Duck with Port & Blackberry Sauce
The blackberries and port wine sauce are a lovely accompaniment to the duck breast and the fruitiness and concentration are found again in the wine. Together they balance the richness of the duck.
Prep: 15 mins
Cook: 25 mins
Agatha has used chard on this occasion but fat chips or mashed potato would be superb accompaniments.
Accompany with Château George 7
300ml of port
1tsp caster sugar
2 duck breasts
2 Juniper berries
Knob of Butter
150g rainbow chard OR
Mashed potatoes or Fat chips
Heat the oven to 180C
In a pan, put the butter, juniper berries, port, sugar, half the berries and stir until butter and sugar are dissolved. Then increase the heat and cook until reduced to a thin syrup. Put to one side.

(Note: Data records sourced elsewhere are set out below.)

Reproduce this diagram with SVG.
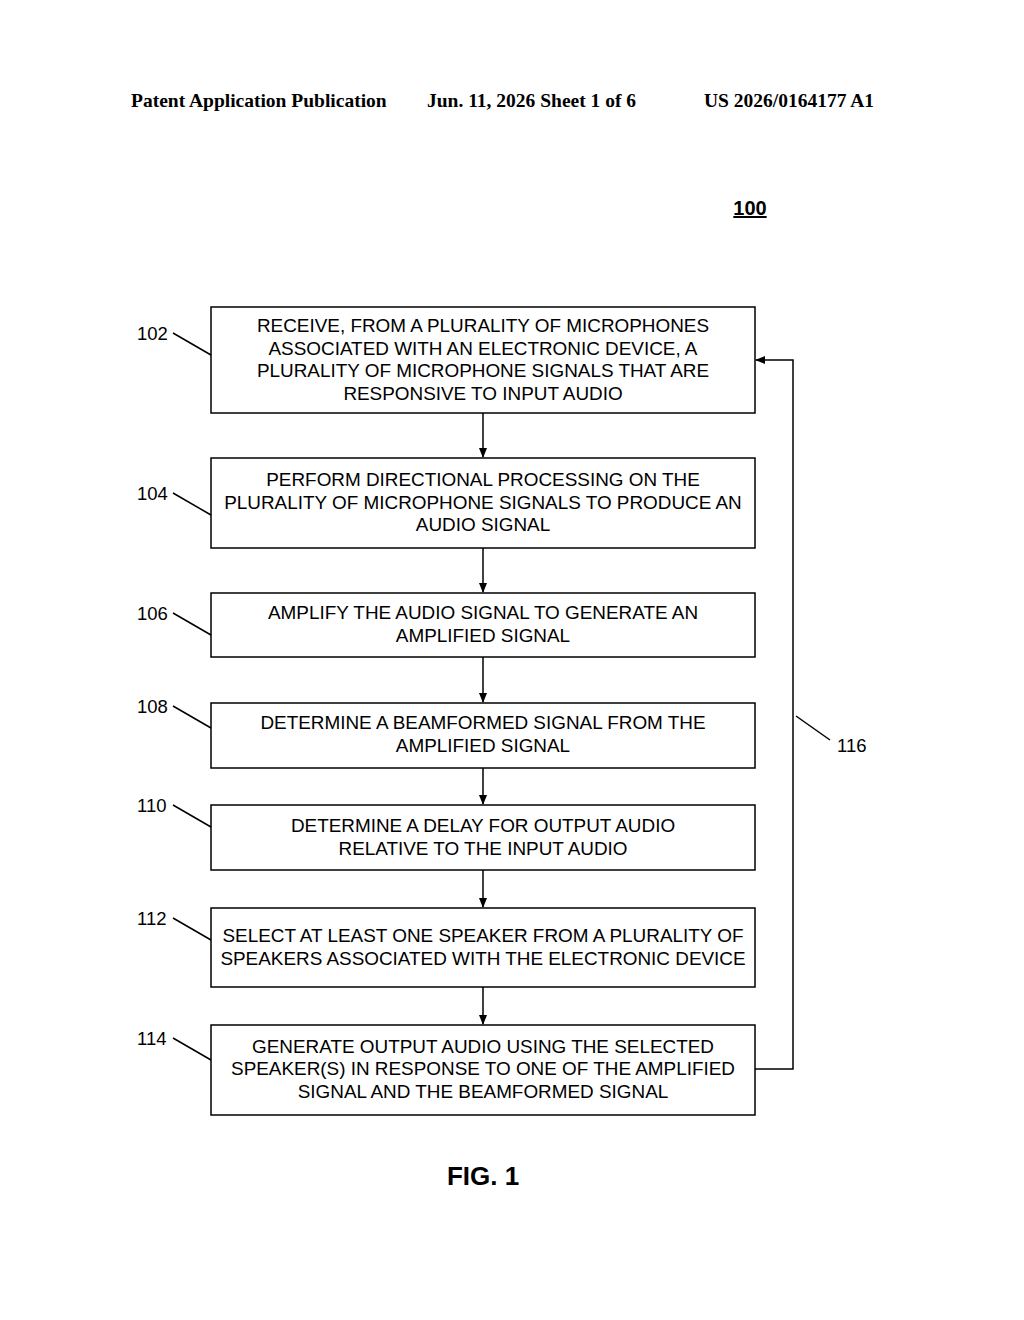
<svg xmlns="http://www.w3.org/2000/svg" width="1024" height="1320" viewBox="0 0 1024 1320">
<style>
.b{fill:#fff;stroke:#000;stroke-width:1.5}
.t{font-family:"Liberation Sans",Arial,sans-serif;font-size:18.9px;text-anchor:middle}
.r{font-family:"Liberation Sans",Arial,sans-serif;font-size:18.5px}
.h{font-family:"Liberation Serif","Times New Roman",serif;font-size:19.5px;font-weight:bold}
.c{fill:none;stroke:#000;stroke-width:1.5}
</style>
<defs><marker id="a" markerWidth="10" markerHeight="10" refX="9" refY="5" orient="auto" markerUnits="userSpaceOnUse"><path d="M0,1 L10,5 L0,9 z"/></marker></defs>
<rect width="1024" height="1320" fill="#fff"/>
<text class="h" x="131" y="107">Patent Application Publication</text>
<text class="h" x="427" y="107">Jun. 11, 2026  Sheet 1 of 6</text>
<text class="h" x="704" y="107">US 2026/0164177 A1</text>
<text x="750" y="215" font-family="Liberation Sans,Arial,sans-serif" font-size="20" font-weight="bold" text-anchor="middle" text-decoration="underline">100</text>
<g id="n102"><rect class="b" x="211" y="307" width="544" height="106"/>
<text class="t" x="483" y="332">RECEIVE, FROM A PLURALITY OF MICROPHONES</text>
<text class="t" x="483" y="355">ASSOCIATED WITH AN ELECTRONIC DEVICE, A</text>
<text class="t" x="483" y="377">PLURALITY OF MICROPHONE SIGNALS THAT ARE</text>
<text class="t" x="483" y="400">RESPONSIVE TO INPUT AUDIO</text>
<text class="r" x="137" y="340">102</text><path class="c" d="M173,333 L211,355"/></g>
<g id="n104"><rect class="b" x="211" y="458" width="544" height="90"/>
<text class="t" x="483" y="486">PERFORM DIRECTIONAL PROCESSING ON THE</text>
<text class="t" x="483" y="509">PLURALITY OF MICROPHONE SIGNALS TO PRODUCE AN</text>
<text class="t" x="483" y="531">AUDIO SIGNAL</text>
<text class="r" x="137" y="500">104</text><path class="c" d="M173,493 L211,515"/></g>
<g id="n106"><rect class="b" x="211" y="593" width="544" height="64"/>
<text class="t" x="483" y="619">AMPLIFY THE AUDIO SIGNAL TO GENERATE AN</text>
<text class="t" x="483" y="642">AMPLIFIED SIGNAL</text>
<text class="r" x="137" y="620">106</text><path class="c" d="M173,613 L211,635"/></g>
<g id="n108"><rect class="b" x="211" y="703" width="544" height="65"/>
<text class="t" x="483" y="729">DETERMINE A BEAMFORMED SIGNAL FROM THE</text>
<text class="t" x="483" y="752">AMPLIFIED SIGNAL</text>
<text class="r" x="137" y="713">108</text><path class="c" d="M173,706 L211,728"/></g>
<g id="n110"><rect class="b" x="211" y="805" width="544" height="65"/>
<text class="t" x="483" y="832">DETERMINE A DELAY FOR OUTPUT AUDIO</text>
<text class="t" x="483" y="855">RELATIVE TO THE INPUT AUDIO</text>
<text class="r" x="137" y="812">110</text><path class="c" d="M173,805 L211,827"/></g>
<g id="n112"><rect class="b" x="211" y="908" width="544" height="79"/>
<text class="t" x="483" y="942">SELECT AT LEAST ONE SPEAKER FROM A PLURALITY OF</text>
<text class="t" x="483" y="965">SPEAKERS ASSOCIATED WITH THE ELECTRONIC DEVICE</text>
<text class="r" x="137" y="925">112</text><path class="c" d="M173,918 L211,940"/></g>
<g id="n114"><rect class="b" x="211" y="1025" width="544" height="90"/>
<text class="t" x="483" y="1053">GENERATE OUTPUT AUDIO USING THE SELECTED</text>
<text class="t" x="483" y="1075">SPEAKER(S) IN RESPONSE TO ONE OF THE AMPLIFIED</text>
<text class="t" x="483" y="1098">SIGNAL AND THE BEAMFORMED SIGNAL</text>
<text class="r" x="137" y="1045">114</text><path class="c" d="M173,1038 L211,1060"/></g>
<g id="connectors">
<path class="c" d="M483,413 V457" marker-end="url(#a)"/>
<path class="c" d="M483,548 V592" marker-end="url(#a)"/>
<path class="c" d="M483,657 V702" marker-end="url(#a)"/>
<path class="c" d="M483,768 V804" marker-end="url(#a)"/>
<path class="c" d="M483,870 V907" marker-end="url(#a)"/>
<path class="c" d="M483,987 V1024" marker-end="url(#a)"/>
<path class="c" d="M755,1069 H793 V360 H756" marker-end="url(#a)"/>
<path class="c" d="M796,716 L830,740"/>
<text class="r" x="837" y="752">116</text>
</g>
<text x="483" y="1185" font-family="Liberation Sans,Arial,sans-serif" font-size="26" font-weight="bold" text-anchor="middle">FIG. 1</text>
</svg>
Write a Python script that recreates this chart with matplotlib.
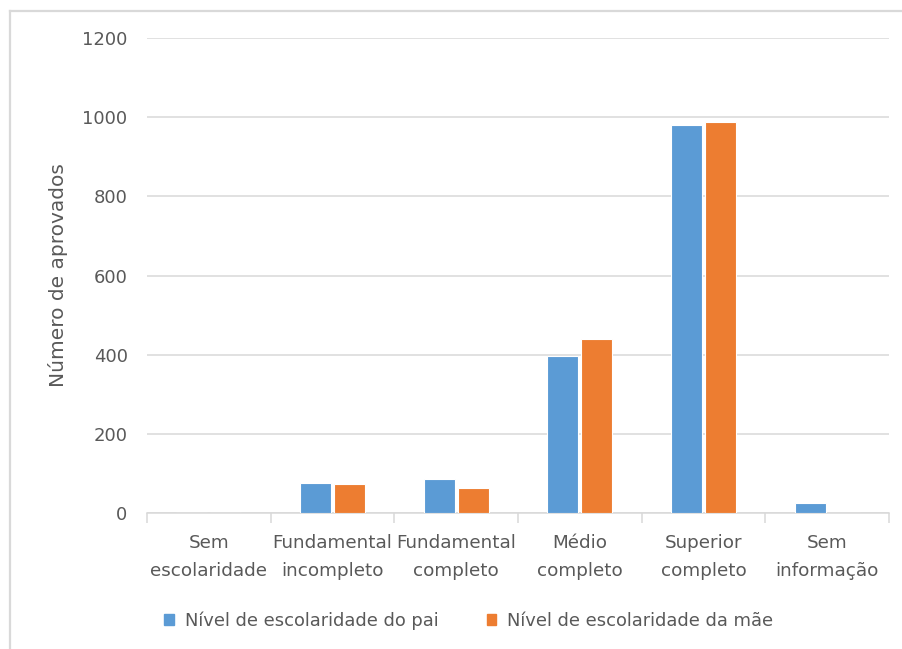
import numpy as np
import matplotlib.pyplot as plt
from matplotlib.patches import Patch
from matplotlib.lines import Line2D

# Escolaridade dos pais dos aprovados
categorias = ["Sem\nescolaridade", "Fundamental\nincompleto", "Fundamental\ncompleto",
              "Médio\ncompleto", "Superior\ncompleto", "Sem\ninformação"]
pai = [0, 75, 87, 397, 979, 25]
mae = [0, 72, 62, 440, 987, 0]

C_PAI = "#5b9bd5"
C_MAE = "#ed7d31"
C_GRID = "#d9d9d9"
C_TXT = "#595959"

plt.rcParams.update({"font.family": "DejaVu Sans"})

fig = plt.figure(figsize=(9.03, 6.49), dpi=100)
ax = fig.add_axes([0.1628, 0.2096, 0.8217, 0.7318])

x = np.arange(len(categorias))
w = 0.25
ax.bar(x - w / 2 - 0.013, pai, width=w, color=C_PAI, edgecolor="#ffffff", lw=0.8, zorder=3)
ax.bar(x + w / 2 + 0.013, mae, width=w, color=C_MAE, edgecolor="#ffffff", lw=0.8, zorder=3)

ax.set_xlim(-0.5, len(categorias) - 0.5)
ax.set_ylim(0, 1200)
ax.set_yticks(range(0, 1201, 200))
ax.yaxis.grid(True, color=C_GRID, lw=1.1, zorder=0)

for s in ["top", "right", "left"]:
    ax.spines[s].set_visible(False)
ax.spines["bottom"].set_color(C_GRID)
ax.spines["bottom"].set_linewidth(1.1)

ax.set_xticks(x)
ax.set_xticklabels(categorias, fontsize=13.2, color=C_TXT, linespacing=1.7)
ax.set_xticks(np.arange(-0.5, len(categorias)), minor=True)
ax.tick_params(axis="x", which="major", length=0, pad=15)
ax.tick_params(axis="x", which="minor", length=7, color=C_GRID, width=1.1)
ax.tick_params(axis="y", length=0, pad=14, labelsize=13, labelcolor=C_TXT)

ax.set_ylabel("Número de aprovados", fontsize=14.5, color=C_TXT, labelpad=10)

handles = [Patch(color=C_PAI, label="Nível de escolaridade do pai"),
           Patch(color=C_MAE, label="Nível de escolaridade da mãe")]
fig.legend(handles=handles, loc="center", bbox_to_anchor=(0.519, 0.044), ncol=2,
           frameon=False, fontsize=12.9, labelcolor=C_TXT,
           handlelength=0.55, handleheight=0.55, handletextpad=0.6, columnspacing=2.7)

# moldura do grafico
fig.add_artist(Line2D([10.5 / 903, 10.5 / 903], [0, 1 - 11 / 649], color=C_GRID, lw=1.6))
fig.add_artist(Line2D([10.5 / 903, 1], [1 - 11 / 649, 1 - 11 / 649], color=C_GRID, lw=1.6))

fig.savefig("out.png", dpi=100)
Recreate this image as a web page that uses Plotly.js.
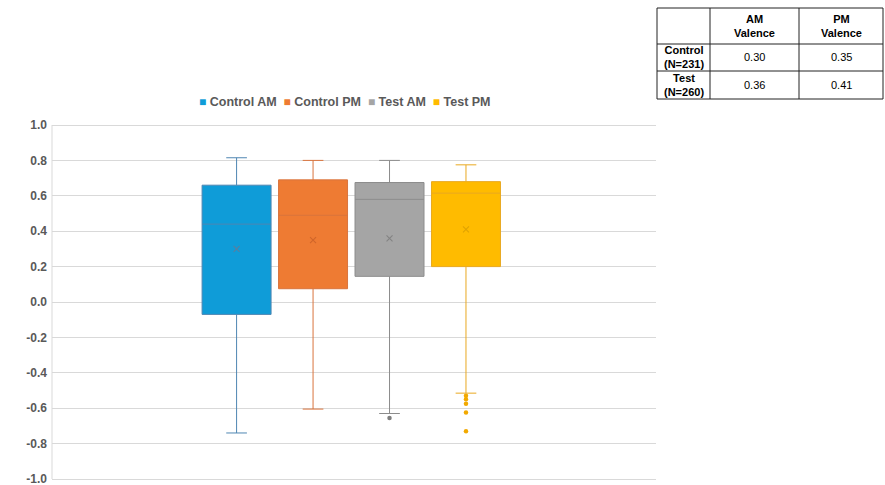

While the sauce is cooking, season the duck breasts and lightly score the skin.
Heat a pan to very hot, put in the duck breasts skin side down so that it sizzles and sears, then lower to a medium heat and cook until the skin is golden and crispy.
Turn the duck breast over then put it in the oven for 5 mins. Take out of the oven and leave to rest. It will be pink.
While the duck is cooking and resting, finish the accompanying vegetable. If using, separate the chard leaves and stalks. Slice and fry the stalks in olive oil until soft then fry the leaves until tender
Slice the duck then serve it with the port and blackberry sauce. Accompany with your choice of mashed potatoes, fat chips or the cooked chard and dot with the remaining blackberries.